Au Bardo, une rencontre d’un autre temps

En dix minutes, Lella Manoubia ressuscite pour prendre la parole et mener la danse. Au mois d’août, le musée du Bardo a reçu la visite d’Essaida El Manoubia et de Belhassen Chedly. C’est pour un docufiction coréalisé par Emna Ben Miled et Samed Hajji que les deux saints soufis du XIIe siècle ont repris forme humaine.

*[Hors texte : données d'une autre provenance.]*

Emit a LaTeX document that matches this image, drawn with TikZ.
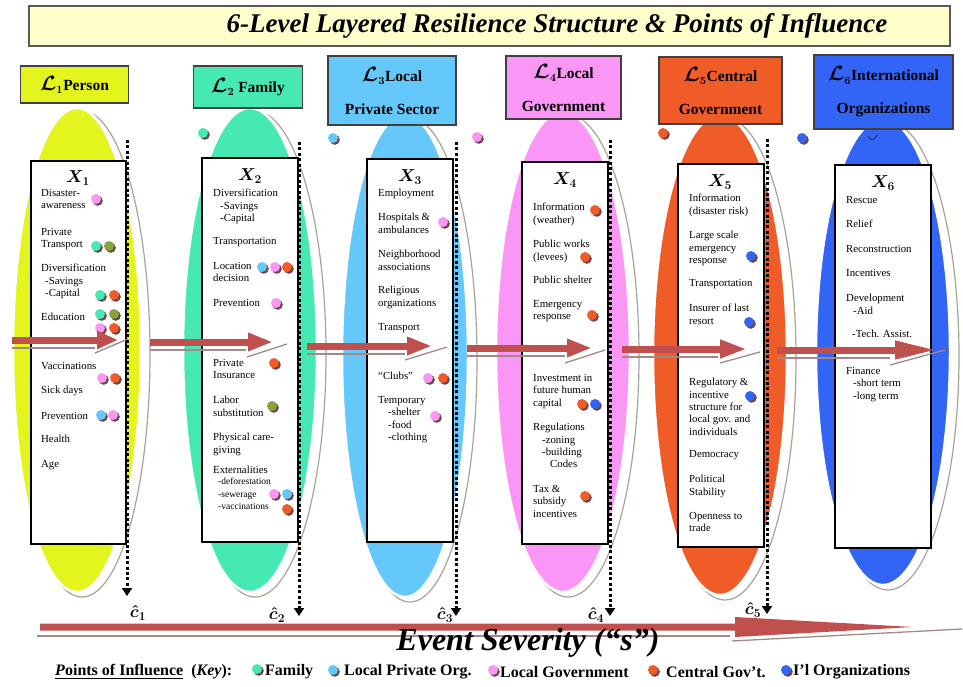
\documentclass[tikz,border=0pt]{standalone}
\usepackage{amsmath}
\usepackage{fontspec}
\setmainfont{Liberation Serif}
\usetikzlibrary{arrows.meta}

\definecolor{lvperson}{RGB}{228,245,30}
\definecolor{lvfamily}{RGB}{70,232,180}
\definecolor{lvprivate}{RGB}{100,200,250}
\definecolor{lvlocal}{RGB}{250,150,245}
\definecolor{lvcentral}{RGB}{240,92,40}
\definecolor{lvintl}{RGB}{50,100,245}
\definecolor{lvolive}{RGB}{140,160,60}
\definecolor{flowred}{RGB}{192,80,77}
\definecolor{flowgray}{RGB}{165,135,135}
\definecolor{rimgray}{RGB}{165,165,150}
\definecolor{dotshade}{RGB}{110,70,70}
\definecolor{titlefill}{RGB}{255,255,204}

\newcommand{\lev}[1]{{\fontsize{21}{21}\selectfont$\boldsymbol{\mathcal{L}_{\scriptscriptstyle #1}}$}}

\begin{document}
\begin{tikzpicture}[x=1pt, y=-1pt,
  level/.style={fill=#1, draw=white, line width=2.5pt},
  rim/.style={draw=rimgray, line width=1.2pt},
  head/.style={fill=#1, draw=black!75, line width=1.4pt, inner sep=0pt, align=center,
    font=\bfseries\fontsize{15.5}{33}\selectfont},
  xbox/.style={fill=white, draw=black, line width=1.3pt},
  xlab/.style={inner sep=0pt, font=\fontsize{18}{18}\selectfont},
  itm/.style={anchor=north west, align=left, inner sep=0pt, font=\fontsize{10.8}{12.4}\selectfont},
  subitm/.style={anchor=north west, align=left, inner sep=0pt, font=\fontsize{9.5}{12.5}\selectfont},
  infl/.style={fill=#1, preaction={fill=dotshade, transform canvas={shift={(1.8pt,-1.8pt)}}}},
  flow/.style={flowred, line width=7pt, -{Triangle[length=#1, width=17pt]}},
  flow/.default=25pt,
  flowshade/.style={draw=flowgray, line width=1.3pt},
  cutoff/.style={line width=3pt, dash pattern=on 3pt off 2.4pt, -{Triangle[length=8pt, width=10pt]}},
  chat/.style={inner sep=0pt, font=\fontsize{17}{17}\selectfont},
  keytxt/.style={anchor=west, inner sep=0pt, font=\bfseries\fontsize{16}{16}\selectfont}]
  \useasboundingbox (0,0) rectangle (963,686);

  % title
  \draw[fill=titlefill, draw=gray!70!black, line width=1.5pt] (29,6) rectangle (950,46);
  \node[font=\bfseries\itshape\fontsize{27}{27}\selectfont] (title) at (557,26)
    {6-Level Layered Resilience Structure \& Points of Influence};

  % the six levels, each with a thin rim set off to the lower right
  \draw[rim] (82,354)  ellipse [x radius=68, y radius=243];
  \draw[rim] (255,354) ellipse [x radius=71, y radius=243];
  \draw[rim] (410,360) ellipse [x radius=67, y radius=242];
  \draw[rim] (568,356) ellipse [x radius=71, y radius=241];
  \draw[rim] (725,359) ellipse [x radius=71, y radius=241];
  \draw[rim] (888,356) ellipse [x radius=71, y radius=234];
  \draw[level=lvperson]  (77,350)  ellipse [x radius=64, y radius=242];
  \draw[level=lvfamily]  (250,350) ellipse [x radius=67, y radius=242];
  \draw[level=lvprivate] (405,356) ellipse [x radius=63, y radius=241];
  \draw[level=lvlocal]   (563,352) ellipse [x radius=67, y radius=240];
  \draw[level=lvcentral] (720,355) ellipse [x radius=67, y radius=240];
  \draw[level=lvintl]    (883,352) ellipse [x radius=67, y radius=233];

  \node[head=lvperson,  minimum width=108pt, minimum height=37pt] (L1) at (74.5,84.5)
    {\lev{1}Person};
  \node[head=lvfamily,  minimum width=109pt, minimum height=42pt] (L2) at (248,87)
    {\lev{2} Family};
  \node[head=lvprivate, minimum width=128pt, minimum height=69pt] (L3) at (392,90.5)
    {\lev{3}Local\\Private Sector};
  \node[head=lvlocal,   minimum width=115pt, minimum height=63pt] (L4) at (563.5,87.5)
    {\lev{4}Local\\Government};
  \node[head=lvcentral, minimum width=123pt, minimum height=67pt] (L5) at (720.5,90.5)
    {\lev{5}Central\\Government};
  \node[head=lvintl,    minimum width=139pt, minimum height=74pt] (L6) at (883.5,92)
    {\lev{6}International\\Organizations};

  \fill[infl=lvfamily]  (203,133) circle [radius=5];
  \fill[infl=lvprivate] (333,138) circle [radius=5];
  \fill[infl=lvlocal]   (477,137) circle [radius=5];
  \fill[infl=lvcentral] (663,133) circle [radius=5];
  \fill[infl=lvintl]    (802,138) circle [radius=5];
  \draw[lvintl!60!black, line width=1.2pt] (868,136) .. controls (870,141) and (875,141) .. (877,135);

  %------ X1 person
  \draw[xbox] (31,161) rectangle (126,544);
  \node[xlab] (X1) at (78,178) {$\boldsymbol{X_1}$};
  \node[itm] (x1a) at (41,189) {Disaster-\\awareness};
  \node[itm] (x1b) at (41,228) {Private\\Transport};
  \node[itm] (x1c) at (41,264) {Diversification\\\hspace*{4pt}-Savings\\\hspace*{4pt}-Capital};
  \node[itm] (x1d) at (41,313) {Education};
  \node[itm] (x1e) at (41,362) {Vaccinations};
  \node[itm] (x1f) at (41,386) {Sick days};
  \node[itm] (x1g) at (41,412) {Prevention};
  \node[itm] (x1h) at (41,435) {Health};
  \node[itm] (x1i) at (41,460) {Age};
  \fill[infl=lvlocal]   (96,199)  circle [radius=5];
  \fill[infl=lvfamily]  (96,246)  circle [radius=5];
  \fill[infl=lvolive]   (109,246) circle [radius=5];
  \fill[infl=lvfamily]  (100,295) circle [radius=5];
  \fill[infl=lvcentral] (114,295) circle [radius=5];
  \fill[infl=lvfamily]  (100,314) circle [radius=5];
  \fill[infl=lvolive]   (114,314) circle [radius=5];
  \fill[infl=lvlocal]   (100,328) circle [radius=5];
  \fill[infl=lvcentral] (114,328) circle [radius=5];
  \fill[infl=lvlocal]   (102,378) circle [radius=5];
  \fill[infl=lvcentral] (115,378) circle [radius=5];
  \fill[infl=lvprivate] (101,415) circle [radius=5];
  \fill[infl=lvlocal]   (113,415) circle [radius=5];

  %------ X2 family
  \draw[xbox] (202,158) rectangle (298,542);
  \node[xlab] (X2) at (250,176) {$\boldsymbol{X_2}$};
  \node[itm] (x2a) at (213,189) {Diversification\\\hspace*{7pt}-Savings\\\hspace*{7pt}-Capital};
  \node[itm] (x2b) at (213,237) {Transportation};
  \node[itm] (x2c) at (213,262) {Location\\decision};
  \node[itm] (x2d) at (213,299) {Prevention};
  \node[itm] (x2e) at (213,359) {Private\\Insurance};
  \node[itm] (x2f) at (213,396) {Labor\\substitution};
  \node[itm] (x2g) at (213,433) {Physical care-\\giving};
  \node[itm] (x2h) at (213,466) {Externalities};
  \node[subitm] (x2i) at (218,478) {-deforestation\\-sewerage\\-vaccinations};
  \fill[infl=lvprivate] (262,267) circle [radius=5];
  \fill[infl=lvlocal]   (275,267) circle [radius=5];
  \fill[infl=lvcentral] (287,267) circle [radius=5];
  \fill[infl=lvlocal]   (276,303) circle [radius=5];
  \fill[infl=lvcentral] (274,363) circle [radius=5];
  \fill[infl=lvolive]   (272,406) circle [radius=5];
  \fill[infl=lvlocal]   (274,494) circle [radius=5];
  \fill[infl=lvprivate] (287,494) circle [radius=5];
  \fill[infl=lvcentral] (287,509) circle [radius=5];

  %------ X3 local private sector
  \draw[xbox] (367,159) rectangle (453,542);
  \node[xlab] (X3) at (410,177) {$\boldsymbol{X_3}$};
  \node[itm] (x3a) at (378,189) {Employment};
  \node[itm] (x3b) at (378,213) {Hospitals \&\\ambulances};
  \node[itm] (x3c) at (378,250) {Neighborhood\\associations};
  \node[itm] (x3d) at (378,286) {Religious\\organizations};
  \node[itm] (x3e) at (378,323) {Transport};
  \node[itm] (x3f) at (378,372) {“Clubs”};
  \node[itm] (x3g) at (378,396) {Temporary\\\hspace*{10pt}-shelter\\\hspace*{10pt}-food\\\hspace*{10pt}-clothing};
  \fill[infl=lvlocal]   (443,222) circle [radius=5];
  \fill[infl=lvlocal]   (428,378) circle [radius=5];
  \fill[infl=lvcentral] (443,378) circle [radius=5];
  \fill[infl=lvlocal]   (435,416) circle [radius=5];

  %------ X4 local government
  \draw[xbox] (522,162) rectangle (608,544);
  \node[xlab] (X4) at (565,180) {$\boldsymbol{X_4}$};
  \node[itm] (x4a) at (533,203) {Information\\(weather)};
  \node[itm] (x4b) at (533,240) {Public works\\(levees)};
  \node[itm] (x4c) at (533,276) {Public shelter};
  \node[itm] (x4d) at (533,300) {Emergency\\response};
  \node[itm] (x4e) at (533,374) {Investment in\\future human\\capital};
  \node[itm] (x4f) at (533,423) {Regulations\\\hspace*{9pt}-zoning\\\hspace*{9pt}-building\\\hspace*{17pt}Codes};
  \node[itm] (x4g) at (533,485) {Tax \&\\subsidy\\incentives};
  \fill[infl=lvcentral] (595,210) circle [radius=5];
  \fill[infl=lvcentral] (585,257) circle [radius=5];
  \fill[infl=lvcentral] (592,315) circle [radius=5];
  \fill[infl=lvcentral] (582,404) circle [radius=5];
  \fill[infl=lvintl]    (595,404) circle [radius=5];
  \fill[infl=lvcentral] (585,496) circle [radius=5];

  %------ X5 central government
  \draw[xbox] (678,164) rectangle (764,547);
  \node[xlab] (X5) at (720,182) {$\boldsymbol{X_5}$};
  \node[itm] (x5a) at (689,194) {Information\\(disaster risk)};
  \node[itm] (x5b) at (689,231) {Large scale\\emergency\\response};
  \node[itm] (x5c) at (689,279) {Transportation};
  \node[itm] (x5d) at (689,304) {Insurer of last\\resort};
  \node[itm] (x5e) at (689,378) {Regulatory \&\\incentive\\structure for\\local gov. and\\individuals};
  \node[itm] (x5f) at (689,450) {Democracy};
  \node[itm] (x5g) at (689,475) {Political\\Stability};
  \node[itm] (x5h) at (689,512) {Openness to\\trade};
  \fill[infl=lvintl] (751,256) circle [radius=5];
  \fill[infl=lvintl] (749,322) circle [radius=5];
  \fill[infl=lvintl] (750,396) circle [radius=5];

  %------ X6 international organizations
  \draw[xbox] (835,165) rectangle (931,548);
  \node[xlab] (X6) at (883,183) {$\boldsymbol{X_6}$};
  \node[itm] (x6a) at (846,196) {Rescue};
  \node[itm] (x6b) at (846,220) {Relief};
  \node[itm] (x6c) at (846,245) {Reconstruction};
  \node[itm] (x6d) at (846,269) {Incentives};
  \node[itm] (x6e) at (846,294) {Development\\\hspace*{7pt}-Aid};
  \node[itm] (x6f) at (852,330) {-Tech. Assist.};
  \node[itm] (x6g) at (846,367) {Finance\\\hspace*{7pt}-short term\\\hspace*{7pt}-long term};

  %------ flow between levels
  \coordinate (f1s) at (12,340);  \coordinate (f1e) at (118,340);
  \coordinate (f2s) at (150,342); \coordinate (f2e) at (273,342);
  \coordinate (f3s) at (307,346); \coordinate (f3e) at (432,346);
  \coordinate (f4s) at (467,348); \coordinate (f4e) at (592,348);
  \coordinate (f5s) at (622,349); \coordinate (f5e) at (747,349);
  \coordinate (f6s) at (777,350); \coordinate (f6e) at (937,350);
  \draw[flowshade] (12,348) -- (95,348);   \draw[flowshade] (95,353) -- (128,339);
  \draw[flowshade] (150,350) -- (246,350); \draw[flowshade] (247,357) -- (287,344);
  \draw[flowshade] (307,354) -- (405,354); \draw[flowshade] (405,360) -- (447,347);
  \draw[flowshade] (467,356) -- (565,356); \draw[flowshade] (565,363) -- (605,350);
  \draw[flowshade] (622,357) -- (718,357); \draw[flowshade] (720,363) -- (760,352);
  \draw[flowshade] (777,358) -- (890,358); \draw[flowshade] (890,365) -- (945,350);
  \draw[flow=21pt] (f1s) -- (f1e);
  \draw[flow] (f2s) -- (f2e);
  \draw[flow] (f3s) -- (f3e);
  \draw[flow] (f4s) -- (f4e);
  \draw[flow=27pt] (f5s) -- (f5e);
  \draw[flow=42pt] (f6s) -- (f6e);

  %------ cut-off severities
  \coordinate (d1a) at (127,140); \coordinate (d1b) at (127,596);
  \coordinate (d2a) at (299,142); \coordinate (d2b) at (299,616);
  \coordinate (d3a) at (456,142); \coordinate (d3b) at (456,616);
  \coordinate (d4a) at (610,140); \coordinate (d4b) at (610,616);
  \coordinate (d5a) at (767,139); \coordinate (d5b) at (767,614);
  \draw[cutoff] (d1a) -- (d1b);
  \draw[cutoff] (d2a) -- (d2b);
  \draw[cutoff] (d3a) -- (d3b);
  \draw[cutoff] (d4a) -- (d4b);
  \draw[cutoff] (d5a) -- (d5b);
  \node[chat] (c1) at (138,613) {$\boldsymbol{\hat{c}_1}$};
  \node[chat] (c2) at (277,615) {$\boldsymbol{\hat{c}_2}$};
  \node[chat] (c3) at (445,615) {$\boldsymbol{\hat{c}_3}$};
  \node[chat] (c4) at (596,615) {$\boldsymbol{\hat{c}_4}$};
  \node[chat] (c5) at (753,610) {$\boldsymbol{\hat{c}_5}$};

  %------ event severity
  \draw[flowshade] (37,636) -- (730,636);
  \draw[flowshade] (732,641) -- (962,629);
  \fill[flowred] (40,623.5) -- (735,623.5) -- (735,617) -- (913,627)
    -- (735,637) -- (735,630.5) -- (40,630.5) -- cycle;
  \node[font=\bfseries\itshape\fontsize{32}{32}\selectfont] (sev) at (528,643) {Event Severity (“s”)};

  %------ key
  \node[keytxt] (key) at (55,672) {\underline{\textit{P}oints of Influence}\ \ (\textit{Key}):};
  \fill[infl=lvfamily]  (257,669) circle [radius=5];
  \node[keytxt] (kfam) at (265,672) {Family};
  \fill[infl=lvprivate] (333,670) circle [radius=5];
  \node[keytxt] (kpriv) at (344,672) {Local Private Org.};
  \fill[infl=lvlocal]   (493,670) circle [radius=5];
  \node[keytxt] (kloc) at (500,672) {Local Government};
  \fill[infl=lvcentral] (653,670) circle [radius=5];
  \node[keytxt] (kcen) at (666,672) {Central Gov’t.};
  \fill[infl=lvintl]    (786,670) circle [radius=5];
  \node[keytxt] (kint) at (793,672) {I’l Organizations};
\end{tikzpicture}
\end{document}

Campés par Lobna Mlika et Rochdi Belgasmi, les deux personnages sont revisités dans ce film de dix minutes avec un regard nouveau sur l’histoire de leur rencontre. «Pendant son passage en Tunisie, venu du Maroc, Belhassen Chedly a beaucoup influencé Essaïda El Manoubia (dont le film porte le nom)», nous explique Samed Hajji. Et d’ajouter: «Nous proposons notre interprétation de cette rencontre, sur un ton romantique». Des photos du tournage montrent le couple, au Bardo, partageant une danse. Le film a été entièrement tourné au musée. Derrière sa naissance, un projet de recherche mené par l’universitaire Emna Ben Miled sur le parcours d’Essaida El Manoubia. Le docufiction a ensuite émergé, produit par la fondation Rosa Luxembourg, co-écrit et coréalisé par la chercheure et le jeune réalisateur Samed Hajji. «Le film comporte une partie où le personnage de la sainte s’exprime sur sa vision de l’islam, et une partie où des islamologues contemporains exposent la leur», nous révèle ce dernier. Une avant-première pour ce court-métrage est prévue début novembre. Il sera également projeté lors de la prochaine édition des journées cinématographiques de Carthage (21-28 novembre), nous apprend encore Samed Hajji. Rappelons qu’ Essaida El Manoubia est une sainte née en 1180 à la Manouba et décédée en 1257 à Tunis. Elle fut la disciple de Belhassen Chedly qui l’a nommée à la tête de la confrérie Chadhiliya en Tunisie. Depuis son enfance, elle s’est distinguée par son mysticisme et son refus de l’ordre social et religieux établis à son époque. Elle a, en effet, choisi le célibat et s’est consacrée à la théologie et aux bonnes œuvres, ce qui lui a valu de nombreuses controverses mais aussi elle fut digne du statut de sainte de Tunis, un personnage alliant le savant et le populaire, reconnue par le Bey, les oulémas et les familles tunisoises. Après son décès, deux mausolées lui sont consacrés, l’un à La Manouba, sa ville natale, l’autre au quartier Essaida à Tunis. Elle est l’une des rares femmes à laquelle a été consacrée une hagiographie, résumant sa pensée et son œuvre.